Hey guys so today i had an Arvo fish in the yak with a friend ( also a Hobie lover) We put in at Martin Street boat ramp and had plans to go under the Prospect bridge for some shade and a relaxing arvo of fishing.As the wind was full on i suggested that we cut across to the other side and follow the mangroves down to get out of the wind.The leading into the east Ballina flats were looking to good to pass up so a few flicks in and picked up a 40cm Jew which was a surprise on the flats around the weed beds but hey was fun!After a few pics were taken and the Jew was put back into fight another day a few more flicks produce a nice healthy 47cm flathead which was a fun fight and was a keeper for dinner.So we decided to stay around the flats and weed beds and turned out to be a great idea!As i flicked a soft plastic up against some weeds all of a sudden my spool went crazy with a huge run!! I was on! but with 6lb braid was soon off after what ever it was sat on the bottom of the river and wouldnt budge so im guessing a monster flathead or even a decent cheeky Jew fish with the run it had. But to get the head back into the game after sulking for a bit i started fishing again and yet again another big run! not as big or angry but a decent fish either way.I knew this was a good flatty so i pulled hard and kepted it from sticking to the bottom and after 5 mins up she came pushing 80cm and fat full of eggs after a quick few pics she was put back healthy and kicking after i realized the under water footage from my 3 day old gopro of letting her go was taken without the water proof back door on.... whoops but we learn and move on i guess.... still was a great afternoon and may good times to be had 






Tight lines


----------



## hobiehead (Jun 8, 2013)

Haha yeah wasnt a very big Jew at all! its right in town mate just around the corner is big w etc it is a great river system and plenty of good fish!Plenty of murkey water as well i seem to do my best fishing up in the creek inlets where the water is cloudy and dark. But fishing along the walls on the yak can produce some good fish as well in the clear water so pretty much where there is structure u will find fish in Ballina u can see the shore in the pics so we are not out far at all that side of the rivers provides great weed beds for the fish to ambush


----------



## badmotorfinger (Mar 15, 2010)

Love the Ballina reports. Spent every xmas holidays there as kids staying with family. Best childhood memories are up there chasing bream, getting smashed on inflatable surf matts and playing frogger to cross pacific highway. Would love to get back there one day with kayak.

Keep the reports coming.


----------



## hobiehead (Jun 8, 2013)

no worries mate will do  thanks for reading if your ever down ballina yak fishing im always up for a fish!


----------



## hobiehead (Jun 8, 2013)

vid up now to


----------



## hobiehead (Jun 8, 2013)

salticrak said:


> you jokers in northern/central NSW have lifted the scales from my eyes. It is a part of the country I could easily live in just for the fishing.

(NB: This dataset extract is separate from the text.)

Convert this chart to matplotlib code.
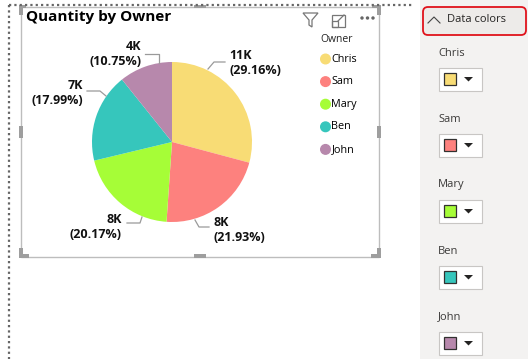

yeah mate its not a bad spot at all  byron ballina all good fishing the water is great


----------



## hobiehead (Jun 8, 2013)

Yeah mate thanks for that  heaps better!! Its my first video up so still getting use to it. yeah mate the Ballina water ways suit the yaks down to the tee! Plenty of creek entry's and places to put in. Im looking for more local yakkers around here to go with ive got a couple of mates but be good to find some more.I Havnt been off shore yet but i really want to! just got to find that person to go with really as id freak out there by myself first few times haha.Many a beers drank at the Ballina rsl mate! perfect spot for it all u need to do is sneak a rod in so u can fish!! thanks again for the video tags gotta learn how to do it!


----------